The summer before freshman year, every student receives a packet with a pledge card asking them to uphold the Code of Academic Integrity. The importance and effectiveness of this pledge is a subject of debate among students.
Assistant to the Interim Provost Anita Gelburd said, as has happened in past years, approximately 60 percent of the incoming class has already returned the cards and more may be in the mail.
The University Honor Council, together with the academic integrity task force, started sending packets to incoming freshmen four years ago, including a cover letter, a copy of the Code of Academic Integrity and a pledge card. Although it is optional to sign, the goal was to have as many freshmen as possible read the code and pledge to uphold it.
The code defines academic dishonesty as cheating, plagiarism, fabrication, multiple submission, misrepresentation of academic records, facilitating academic dishonesty and giving oneself an unfair advantage.
Gelburd believes putting something concrete in front of students would reduce academic dishonesty.
"Cheating is not something we do," she said.
However, some students feel that a pledge card is unnecessary.
"I don't feel I need to fill out a contract to know I'm not going to cheat," Engineering sophomore Ishaan Puri said.

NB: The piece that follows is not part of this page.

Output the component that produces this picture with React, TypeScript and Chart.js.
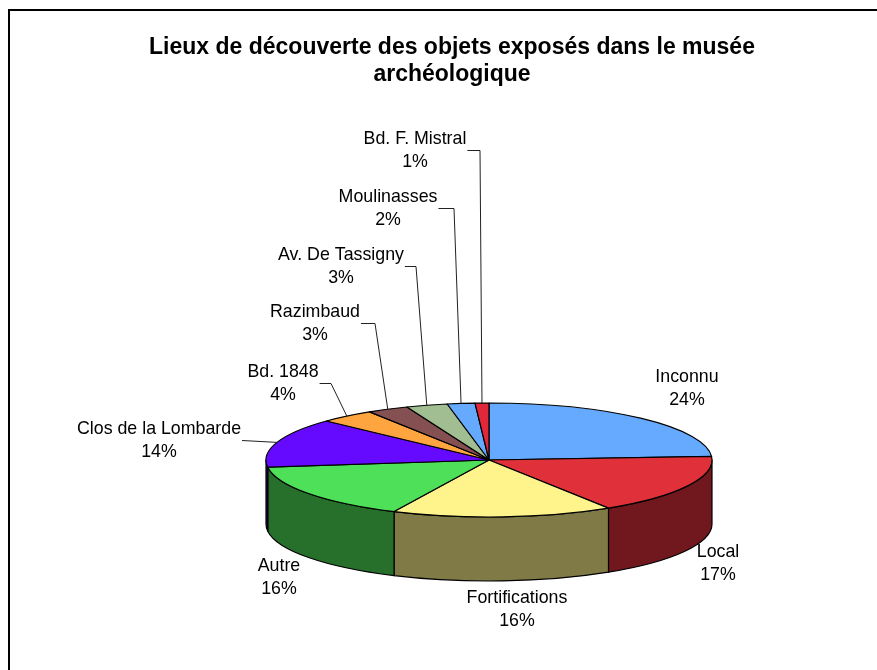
import { useEffect, useRef } from 'react';
import { Chart, registerables } from 'chart.js';

Chart.register(...registerables);

const TITLE_LINES = ['Lieux de découverte des objets exposés dans le musée', 'archéologique'];
const CATEGORIES = [
  'Inconnu',
  'Local',
  'Fortifications',
  'Autre',
  'Clos de la Lombarde',
  'Bd. 1848',
  'Razimbaud',
  'Av. De Tassigny',
  'Moulinasses',
  'Bd. F. Mistral',
];
const VALUES = [24, 17, 16, 16, 14, 4, 3, 3, 2, 1];
const COLORS = [
  '#66AAFF',
  '#E0303A',
  '#FFF48C',
  '#4DE058',
  '#660AFF',
  '#FFA540',
  '#855052',
  '#A0BE91',
  '#66AAFF',
  '#E0283A',
];

// label layout: [text center x, first-line baseline y]
const LABEL_POS: [number, number][] = [
  [687, 382],
  [718, 557],
  [517, 603],
  [279, 571],
  [159, 434],
  [283, 377],
  [315, 317],
  [341, 260],
  [388, 202],
  [415, 144],
];
// leader lines: 'none' | 'straight' | elbow x
const LEADERS: (string | number)[] = ['none', 'none', 'none', 'none', 'straight', 331, 375, 416, 454, 480];

const LABEL_FONT = '17.8px "Liberation Sans", Arial, sans-serif';
const LINE_H = 23;

function darken(hex: string, f: number) {
  const n = parseInt(hex.slice(1), 16);
  const r = Math.round(((n >> 16) & 255) * f);
  const g = Math.round(((n >> 8) & 255) * f);
  const b = Math.round((n & 255) * f);
  return `rgb(${r},${g},${b})`;
}

const framePlugin = {
  id: 'frame',
  beforeDraw(chart: any) {
    const ctx = chart.ctx;
    ctx.save();
    ctx.fillStyle = '#fff';
    ctx.fillRect(0, 0, chart.width, chart.height);
    ctx.fillStyle = '#000';
    ctx.fillRect(8, 9, 2, chart.height);
    ctx.fillRect(8, 9, chart.width, 2);
    ctx.restore();
  },
};

function geom(chart: any, opts: any) {
  const meta = chart.getDatasetMeta(0);
  return meta.data.map((arc: any, i: number) => {
    const p = arc.getProps(['x', 'y', 'startAngle', 'endAngle', 'outerRadius'], true);
    return {
      cx: opts.center[0],
      cy: opts.center[1],
      r: p.outerRadius,
      s: p.startAngle,
      e: p.endAngle,
      color: COLORS[i],
    };
  });
}

const pie3dPlugin = {
  id: 'pie3d',
  beforeDatasetsDraw(chart: any, _args: any, opts: any) {
    const ctx = chart.ctx;
    const tilt = opts.tilt;
    const depth = opts.depth;
    const slices = geom(chart, opts);
    ctx.save();
    ctx.lineWidth = 1.2;
    ctx.strokeStyle = '#000';
    ctx.lineJoin = 'round';
    // side walls (front half only)
    for (const sl of slices) {
      const a1 = Math.max(sl.s, 0);
      const a2 = Math.min(sl.e, Math.PI);
      if (a2 <= a1) continue;
      const ry = sl.r * tilt;
      ctx.beginPath();
      ctx.ellipse(sl.cx, sl.cy, sl.r, ry, 0, a1, a2, false);
      ctx.lineTo(sl.cx + sl.r * Math.cos(a2), sl.cy + depth + ry * Math.sin(a2));
      ctx.ellipse(sl.cx, sl.cy + depth, sl.r, ry, 0, a2, a1, true);
      ctx.closePath();
      ctx.fillStyle = darken(sl.color, 0.5);
      ctx.fill();
      ctx.stroke();
    }
    // top faces
    for (const sl of slices) {
      const ry = sl.r * tilt;
      ctx.beginPath();
      ctx.moveTo(sl.cx, sl.cy);
      ctx.ellipse(sl.cx, sl.cy, sl.r, ry, 0, sl.s, sl.e, false);
      ctx.closePath();
      ctx.fillStyle = sl.color;
      ctx.fill();
      ctx.stroke();
    }
    ctx.restore();
    return false;
  },
  afterDraw(chart: any, _args: any, opts: any) {
    const ctx = chart.ctx;
    const tilt = opts.tilt;
    const slices = geom(chart, opts);
    const total = VALUES.reduce((a, b) => a + b, 0);
    ctx.save();
    ctx.font = LABEL_FONT;
    ctx.fillStyle = '#000';
    ctx.textAlign = 'center';
    ctx.textBaseline = 'alphabetic';
    slices.forEach((sl: any, i: number) => {
      const [lx, ly] = LABEL_POS[i];
      const name = CATEGORIES[i];
      const pct = Math.round((VALUES[i] / total) * 100) + '%';
      ctx.fillText(name, lx, ly);
      ctx.fillText(pct, lx, ly + LINE_H);
      const lead = LEADERS[i];
      if (lead === 'none') return;
      const mid = (sl.s + sl.e) / 2;
      const px = sl.cx + sl.r * Math.cos(mid);
      const py = sl.cy + sl.r * tilt * Math.sin(mid);
      const tx = lx + ctx.measureText(name).width / 2 + 1;
      const yy = ly + 6.5;
      ctx.beginPath();
      ctx.strokeStyle = '#222';
      ctx.lineWidth = 1;
      ctx.moveTo(tx, yy);
      if (typeof lead === 'number') ctx.lineTo(lead, yy);
      ctx.lineTo(px, py);
      ctx.stroke();
    });
    ctx.restore();
  },
};

export default function App() {
  const ref = useRef<HTMLCanvasElement>(null);
  useEffect(() => {
    const canvas = ref.current!;
    const chart = new Chart(canvas, {
      type: 'pie',
      data: {
        labels: CATEGORIES,
        datasets: [
          {
            data: VALUES,
            backgroundColor: COLORS,
            borderColor: '#000',
            borderWidth: 1,
            radius: 223,
          } as any,
        ],
      },
      options: {
        responsive: false,
        animation: false,
        devicePixelRatio: 1,
        layout: { padding: { left: 40, right: 13, top: 0, bottom: 0 } },
        plugins: {
          legend: { display: false },
          tooltip: { enabled: false },
          title: {
            display: true,
            text: TITLE_LINES,
            color: '#000',
            font: { family: '"Liberation Sans", Arial, sans-serif', size: 23, weight: 'bold', lineHeight: 1.17 },
            padding: { top: 34, bottom: 0 },
          },
          pie3d: { center: [489, 460], tilt: 57 / 223, depth: 64 },
        } as any,
      },
      plugins: [framePlugin, pie3dPlugin],
    });
    return () => chart.destroy();
  }, []);
  return (
    <div style={{ position: 'absolute', left: 0, top: 0, width: 877, height: 670, overflow: 'hidden' }}>
      <canvas ref={ref} width={877} height={670} style={{ display: 'block' }} />
    </div>
  );
}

Although College senior Ayesha Mansukhani asserts that it is important to remind incoming freshmen about academic standards, she feels that the cards are degrading.
"It implies that I have different morals than what they put down," she said. "Instead of instilling values in me, it scared me. ... It was more like a threat."
College sophomore Emily Goldman thought it was good for the University to lay out its policy and hoped it would change people's behavior, but doubted that it actually would.
A number of students said they knew of others who had cheated at Penn and succeeded, and some who had been caught. Both Mansukhani and Engineering sophomore Laurie Duncan said that most of the cheating happens in group projects, when one or two people do most of the work for the entire group. Other methods of cheating noticed by Penn students include copying homework assignments, splitting problem sets to share the workload and changing around someone else's electronic assignment.
Duncan stressed that the cheating was sparse, though, and that some students only try to get ahead on small assignments.
"When it comes time to take the exams, people know their stuff," she said.
"There's no reason to cheat with the grade inflation here," College senior Nick Harris said.
Unlike some other universities that have honor codes, Penn has an integrity code. UHC Co-Chairwoman and College junior Rachel Kohn explained that in an honor code, students must turn in people they know are cheating, whereas in an integrity code they are not required to do so. In addition, the punishment for violating an honor code is expulsion, while the punishment for violating an integrity code is usually suspension for a semester.
When asked if she would turn in someone for cheating, Duncan said that cheating on small assignments didn't bother her and that she would only say something for cheating on tests.
If you tattle, "you won't have the allies you'll need later in your college career," Duncan said.
The UHC also hosts programs during New Student Orientation, organizes Integrity Week and holds a high school conference in the spring.